Mit zunehmendem Alter treten Mehrfacherkrankungen und Erkrankungen wie Demenz und Krebs auf, so die Studie weiter. Gemäss jüngsten Prognosen für die Schweiz werde die Anzahl Personen, die an Demenz leiden, bis 2050 um 117 Prozent steigen. Die Weltgesundheitsorganisation geht laut Studie ausserdem davon aus, dass sich die Zahl der Krebsfälle weltweit bis 2040 fast verdoppeln werde. Das bedeute, dass in der Schweiz in Zukunft nicht nur mehr ältere Menschen, sondern auch mehr Menschen, die Pflege benötigen, lebten.

Die konkreten Auswirkungen weiterer gesellschaftlicher Entwicklungen könnten in verschiedene Richtungen gehen und seien derzeit nicht zu quantifizieren, schliesst die Studie. Der zukünftige Palliative-CareBedarf und die Inanspruchnahme von entsprechenden Versorgungsstrukturen hängen unter anderem von der Gesundheit der Bevölkerung, individuellen Präferenzen der Patienteninnen und Patienten, der Qualität der einzelnen Versorgungsstrukturen, medizinischen Fortschritten, sozio-kulturellen Einflüssen und der regionalen Versorgungspolitik ab.

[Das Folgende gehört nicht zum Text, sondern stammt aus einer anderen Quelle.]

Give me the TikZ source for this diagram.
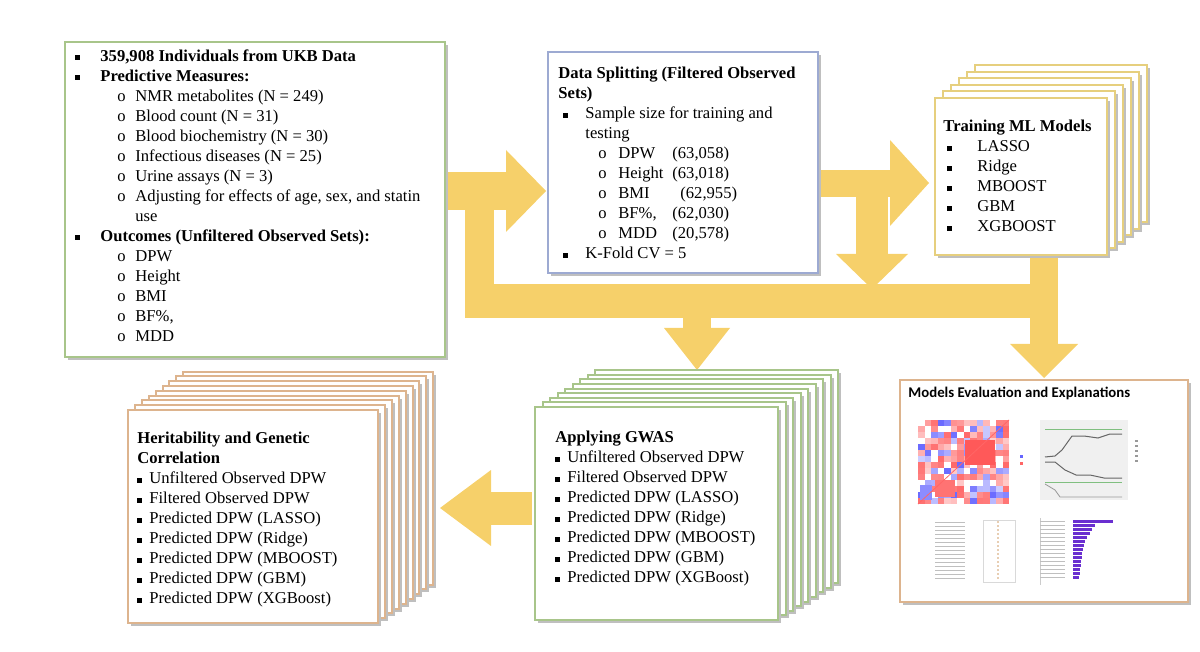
\documentclass[tikz,border=0pt]{standalone}
\usepackage{fontspec}
\setmainfont{Liberation Serif}
\newfontfamily\carl{Carlito}
\definecolor{yel}{HTML}{F6D06A}
\definecolor{grn}{HTML}{A8C58A}
\definecolor{blu}{HTML}{9DAAD2}
\definecolor{org}{HTML}{DDB48E}
\definecolor{tyl}{HTML}{E6CF7E}
\definecolor{purp}{HTML}{6A2FD0}
\newcommand\sqb{\makebox[12.5pt][l]{\raisebox{0.6pt}{\rule{2.4pt}{2.4pt}}}}
\newcommand\sqs{\makebox[6pt][l]{\raisebox{0.6pt}{\rule{2.2pt}{2.2pt}}}}
\newcommand\ob{\hspace*{21pt}\makebox[9pt][l]{o}}
\begin{document}
\begin{tikzpicture}[x=0.5pt,y=-0.5pt,
  txt/.style={anchor=north west,inner sep=0pt,align=left,font=\fontsize{8.3}{10}\selectfont},
  yb/.style={fill=yel,draw=none},
  shad/.style={fill=black!25,draw=none}]
\useasboundingbox (0,0) rectangle (1200,652);
% ---------- yellow block arrows ----------
\fill[yb] (445,172) rectangle (506,210);
\fill[yb] (506,150) -- (546,191) -- (506,232) -- cycle;
\fill[yb] (465,205) rectangle (494,318);
\fill[yb] (465,284) rectangle (1058,318);
\fill[yb] (683,318) rectangle (711,330);
\fill[yb] (664,328) -- (730,328) -- (697,370) -- cycle;
\fill[yb] (1030,255) rectangle (1058,346);
\fill[yb] (1010,344) -- (1078,344) -- (1044,378) -- cycle;
\fill[yb] (818,170) rectangle (892,197);
\fill[yb] (890,140) -- (929,183) -- (890,226) -- cycle;
\fill[yb] (856,195) rectangle (888,256);
\fill[yb] (836,254) -- (908,254) -- (872,289) -- cycle;
\fill[yb] (490,492) rectangle (532,525);
\fill[yb] (491,470) -- (440,508) -- (491,546) -- cycle;
% ---------- box 1 ----------
\fill[shad] (68,45) rectangle (448,360);
\draw[grn,line width=1.2pt,fill=white] (65,42) rectangle (445,357);
\node[txt] (b1) at (75,49) {%
\sqb\textbf{359,908 Individuals from UKB Data}\\
\sqb\textbf{Predictive Measures:}\\
\ob NMR metabolites (N = 249)\\
\ob Blood count (N = 31)\\
\ob Blood biochemistry (N = 30)\\
\ob Infectious diseases (N = 25)\\
\ob Urine assays (N = 3)\\
\ob Adjusting for effects of age, sex, and statin\\
\hspace*{30pt}use\\
\sqb\textbf{Outcomes (Unfiltered Observed Sets):}\\
\ob DPW\\ \ob Height\\ \ob BMI\\ \ob BF\%,\\ \ob MDD};
% ---------- data splitting ----------
\fill[shad] (551,55) rectangle (821,276);
\draw[blu,line width=1.2pt,fill=white] (548,52) rectangle (818,273);
\node[txt] (ds) at (558,67) {%
\textbf{Data Splitting (Filtered Observed}\\
\textbf{Sets)}\\
\hspace*{2.5pt}\makebox[11pt][l]{\raisebox{0.6pt}{\rule{2.4pt}{2.4pt}}}Sample size for training and\\
\hspace*{13.5pt}testing\\
\hspace*{20pt}\makebox[10pt][l]{o}\makebox[27pt][l]{DPW}(63,058)\\
\hspace*{20pt}\makebox[10pt][l]{o}\makebox[27pt][l]{Height}(63,018)\\
\hspace*{20pt}\makebox[10pt][l]{o}\makebox[31pt][l]{BMI}(62,955)\\
\hspace*{20pt}\makebox[10pt][l]{o}\makebox[27pt][l]{BF\%,}(62,030)\\
\hspace*{20pt}\makebox[10pt][l]{o}\makebox[27pt][l]{MDD}(20,578)\\
\hspace*{2.5pt}\makebox[11pt][l]{\raisebox{0.6pt}{\rule{2.4pt}{2.4pt}}}K-Fold CV = 5};
% ---------- training stack ----------
\foreach \i in {5,4,3,2,1,0}{
  \fill[shad] (938+8*\i,101-6.5*\i) rectangle (1110+8*\i,258-6.5*\i);
  \draw[tyl,line width=1pt,fill=white] (935+8*\i,98-6.5*\i) rectangle (1107+8*\i,255-6.5*\i);}
\node[txt] (tr) at (943,120) {%
\textbf{Training ML Models}\\
\hspace*{2pt}\makebox[15pt][l]{\raisebox{0.6pt}{\rule{2.4pt}{2.4pt}}}LASSO\\
\hspace*{2pt}\makebox[15pt][l]{\raisebox{0.6pt}{\rule{2.4pt}{2.4pt}}}Ridge\\
\hspace*{2pt}\makebox[15pt][l]{\raisebox{0.6pt}{\rule{2.4pt}{2.4pt}}}MBOOST\\
\hspace*{2pt}\makebox[15pt][l]{\raisebox{0.6pt}{\rule{2.4pt}{2.4pt}}}GBM\\
\hspace*{2pt}\makebox[15pt][l]{\raisebox{0.6pt}{\rule{2.4pt}{2.4pt}}}XGBOOST};
% ---------- GWAS stack ----------
\foreach \i in {8,7,6,5,4,3,2,1,0}{
  \fill[shad] (538+7.5*\i,410-4.6*\i) rectangle (781+7.5*\i,623-4.6*\i);
  \draw[grn,line width=1pt,fill=white] (535+7.5*\i,407-4.6*\i) rectangle (778+7.5*\i,620-4.6*\i);}
\node[txt] (gw) at (555,431) {%
\textbf{Applying GWAS}\\
\sqs Unfiltered Observed DPW\\
\sqs Filtered Observed DPW\\
\sqs Predicted DPW (LASSO)\\
\sqs Predicted DPW (Ridge)\\
\sqs Predicted DPW (MBOOST)\\
\sqs Predicted DPW (GBM)\\
\sqs Predicted DPW (XGBoost)};
% ---------- heritability stack ----------
\foreach \i in {8,7,6,5,4,3,2,1,0}{
  \fill[shad] (131+6.9*\i,413-4.8*\i) rectangle (381+6.9*\i,626-4.8*\i);
  \draw[org,line width=1pt,fill=white] (128+6.9*\i,410-4.8*\i) rectangle (378+6.9*\i,623-4.8*\i);}
\node[txt] (he) at (137,432) {%
\textbf{Heritability and Genetic}\\
\textbf{Correlation}\\
\sqs Unfiltered Observed DPW\\
\sqs Filtered Observed DPW\\
\sqs Predicted DPW (LASSO)\\
\sqs Predicted DPW (Ridge)\\
\sqs Predicted DPW (MBOOST)\\
\sqs Predicted DPW (GBM)\\
\sqs Predicted DPW (XGBoost)};
% ---------- models evaluation ----------
\fill[shad] (903,383) rectangle (1191,605);
\draw[org,line width=1.2pt,fill=white] (900,380) rectangle (1188,602);
\node[txt,font=\carl\bfseries\fontsize{7.4}{8}\selectfont] (me) at (908,387) {Models Evaluation and Explanations};
% heatmap
\pgfmathsetseed{7}
\foreach \r in {0,...,13}{\foreach \c in {0,...,13}{
  \pgfmathsetmacro{\v}{rnd}
  \pgfmathsetmacro{\w}{int(20+40*rnd)}
  \ifdim\v pt<0.5pt \fill[red!\w!white] (918+6.5*\c,420+6*\r) rectangle ++(6.5,6);
  \else\ifdim\v pt<0.8pt \fill[blue!\w!white] (918+6.5*\c,420+6*\r) rectangle ++(6.5,6);\fi\fi}}
\fill[red!65!white] (965,440) rectangle (995,465);
\fill[red!55!white] (935,480) rectangle (955,497);
\fill[blue!45!white] (920,485) rectangle (932,500);
\draw[red!60,line width=0.4pt] (918,504) -- (1009,420);
\fill[blue!60] (1020,455) rectangle ++(3,3);
\fill[red!60] (1020,462) rectangle ++(3,3);
% line chart
\fill[black!6] (1040,420) rectangle (1128,500);
\draw[black!60,line width=0.5pt] (1045,457) -- (1055,456) -- (1062,450) -- (1072,436) -- (1084,436) -- (1098,438) -- (1110,434) -- (1122,434);
\draw[black!60,line width=0.5pt] (1045,462) -- (1055,462) -- (1065,470) -- (1076,475) -- (1090,475) -- (1104,478) -- (1122,478);
\draw[green!50!black!50,line width=0.4pt] (1045,429) -- (1122,429);
\draw[green!50!black!50,line width=0.4pt] (1045,482) -- (1122,482);
\draw[black!40,line width=0.4pt] (1045,484) -- (1055,490) -- (1060,497) -- (1122,497);
\foreach \k in {0,1,2,3,4}{\fill[black!40] (1135,440+5*\k) rectangle ++(3,2);}
% dot plot
\draw[black!15,line width=0.3pt] (983,520) rectangle (1015,582);
\foreach \k in {0,...,14}{
  \draw[black!25,line width=0.3pt] (935,522+4*\k) -- ++(30,0);
  \fill[orange!70!black!60] (998,522+4*\k) circle (0.8);}
% bar chart
\foreach \L [count=\k from 0] in {40,22,19,17,14,12,11,10,9,9,8,8,7,7,6}{
  \fill[purp] (1073,520+4*\k) rectangle ++(\L,3.3);}
\draw[black!20,line width=0.3pt] (1040,518) -- (1040,585);
\foreach \k in {0,...,14}{\draw[black!25,line width=0.3pt] (1040,521+4*\k) -- ++(25,0);}
\end{tikzpicture}
\end{document}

Im Juni 2021 hat der Nationalrat eine Motion für eine angemessene Finanzierung der Palliative Care überwiesen. Das Bundesamt für Gesundheit ist für die Umsetzung zuständig. Das Bundesamt hat das Institut Interface mit der Erarbeitung einer Grundlagenstudie zum Bedarf beauftragt.